Why are we using the specific term, 'price point' with value . Why not call it MPP, 'Most probable price' value, not necessarily the exact 'price point value'. Nowhere on the form, does it say 'price point'.
And every value law suite says, you said it was worth exactly $price point amount. Does not the word probable price give you some value wiggle room.
Is there a better wording to call our subject value, cause even i have been using it. Or am i being too picky.
It is not about the word it is about the concept, and some appraisers ( are you one? ) have the concept WRONG.
If the concept of what we are trying to do is wrong, there never will be a "right word" for it.
I fear your conpet of what we are trying to do is wrong, We are a tually " the appraisal" The apprsisa is NOT trying to give a most probable price! (a most probable price value )

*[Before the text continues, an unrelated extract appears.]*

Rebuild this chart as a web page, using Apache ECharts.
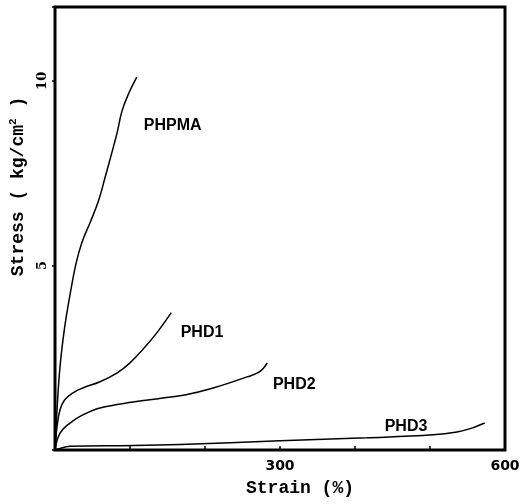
<!DOCTYPE html>
<html>
<head>
<meta charset="utf-8">
<script src="https://cdn.jsdelivr.net/npm/echarts@6/dist/echarts.min.js"></script>
<style>html,body{margin:0;padding:0;background:#fff}#c{width:526px;height:504px}</style>
</head>
<body>
<div id="c"></div>
<script>
// Strain (%) , Stress (kg/cm^2)
const phpma = [[0,0],[2.7,1.09],[6.7,2.26],[13,3.34],[20,4.2],[28,5.05],[36,5.63],[47,6.17],[58,6.75],[67,7.4],[76,8.07],[83,8.61],[89,9.16],[97,9.6],[109,10.1]];
const phd1 = [[0,0],[2.7,0.63],[6.7,1.09],[13,1.36],[24,1.55],[37,1.68],[60,1.85],[83,2.09],[100,2.36],[117,2.72],[136,3.18],[155,3.72]];
const phd2 = [[0,0],[6.7,0.46],[20,0.73],[37,0.95],[60,1.14],[104,1.30],[144,1.41],[173,1.49],[211,1.68],[256,1.98],[273,2.12],[283,2.36]];
const phd3 = [[0,0],[3,0.02],[20,0.1],[104,0.12],[167,0.15],[300,0.25],[416,0.33],[504,0.41],[536,0.49],[557,0.6],[573,0.73]];
const seriesNames = ['PHPMA','PHD1','PHD2','PHD3'];
const labelAnchors = [[157,8.78],[196,3.18],[319,1.77],[468,0.63]];
const xTickLabels = [300, 600];
const yTickLabels = [5, 10];

const allData = [phpma, phd1, phd2, phd3];
const chart = echarts.init(document.getElementById('c'), null, {renderer:'canvas'});
chart.setOption({
  animation:false,
  backgroundColor:'#fff',
  grid:{left:55,right:21,top:7,bottom:54,show:true,borderColor:'#000',borderWidth:3},
  xAxis:{type:'value',min:0,max:600,interval:100,
    axisLine:{show:false},
    axisTick:{show:true,inside:true,length:4,lineStyle:{color:'#000',width:1.5}},
    splitLine:{show:false},
    axisLabel:{margin:9,color:'#000',fontFamily:'DejaVu Sans',fontWeight:'bold',fontSize:14,
      formatter:v=>xTickLabels.includes(v)?String(v):''},
    name:'Strain (%)',nameLocation:'middle',nameGap:29,
    nameTextStyle:{color:'#000',fontFamily:'Liberation Mono',fontWeight:'bold',fontSize:18,padding:[0,0,0,40]}
  },
  yAxis:{type:'value',min:0,max:12,interval:5,
    axisLine:{show:false},
    axisTick:{show:true,inside:false,length:3,lineStyle:{color:'#000',width:1.5}},
    splitLine:{show:false},
    axisLabel:{rotate:90,margin:6,color:'#000',fontFamily:'DejaVu Serif',fontWeight:'bold',fontSize:13,
      formatter:v=>yTickLabels.includes(v)?String(v):''},
    name:'Stress ( kg/cm{sup|2} )',nameLocation:'middle',nameGap:27,nameRotate:90,
    nameTextStyle:{color:'#000',fontFamily:'Liberation Mono',fontWeight:'bold',fontSize:18,padding:[0,0,0,84],
      rich:{sup:{fontFamily:'Liberation Mono',fontWeight:'bold',fontSize:11,padding:[0,0,9,0],color:'#000'}}}
  },
  series: allData.map((d,i)=>({
    type:'line',name:seriesNames[i],data:d,smooth:0.4,showSymbol:false,
    lineStyle:{color:'#000',width:1.5},
    markPoint:{symbol:'circle',symbolSize:0,silent:true,
      data:[{coord:labelAnchors[i],value:seriesNames[i]}],
      label:{show:true,position:'inside',formatter:seriesNames[i],color:'#000',
        fontFamily:'Liberation Sans',fontWeight:'bold',fontSize:16}}
  }))
});
</script>
</body>
</html>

What, exactly, are we asked to provide in an appraisal? AN OPINION OF MARKET VALUE. Our opinion is expressed as a X$ point value. But it is STILL an opinion of value. This relieves the appraiser of the burden of trying to guestimate a mythical exact price because that is impossible. That is why it is an opinion.
USPAP defines an appraisal as an opinion. (opinion of value )

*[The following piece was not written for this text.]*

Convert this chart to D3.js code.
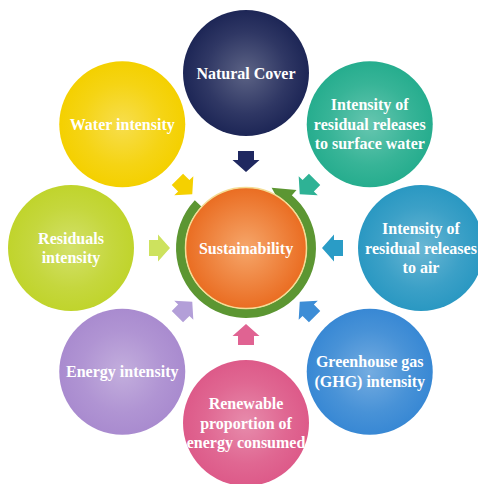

The TYPE of value sought then must be defined, and the definition of value must be included in the appraisal. The type of value sought is usually Market value. The definition of value contains the most probable price as what we seek in the opinion - and the definition of market value goes on to list the set of terms and conditions to reach that value ( a price unaffected by concessions, a typically motivated buyer and seller , etc) We also include an exposure time
Appraisers here are dead wrong when they say nobody is that good to opine X price because they fail t oundnersand we are not opinion a price, we are opining a value opionn ( expressed as a price or numerical point of X $ ( $200,000 for example. ) The point value is stil a POINT VALUE, Nobody, repeat nobody, except some confused appraisers think a point value is supposed to be a one god like price and only one price. The client needs a point value because at a closing, or asset division, or other goal, a point value ( a finite number, $200,000 ) is needed to divide and distribute funds.
The information and the point value in an appraisal allow the client to make a decision about the property. ( sell, it , rent it, loan on it, etc)
In a perfect world, a lender client would be easily allowed to lend within a percent of our point value ( lend within 3% up or down from it for example.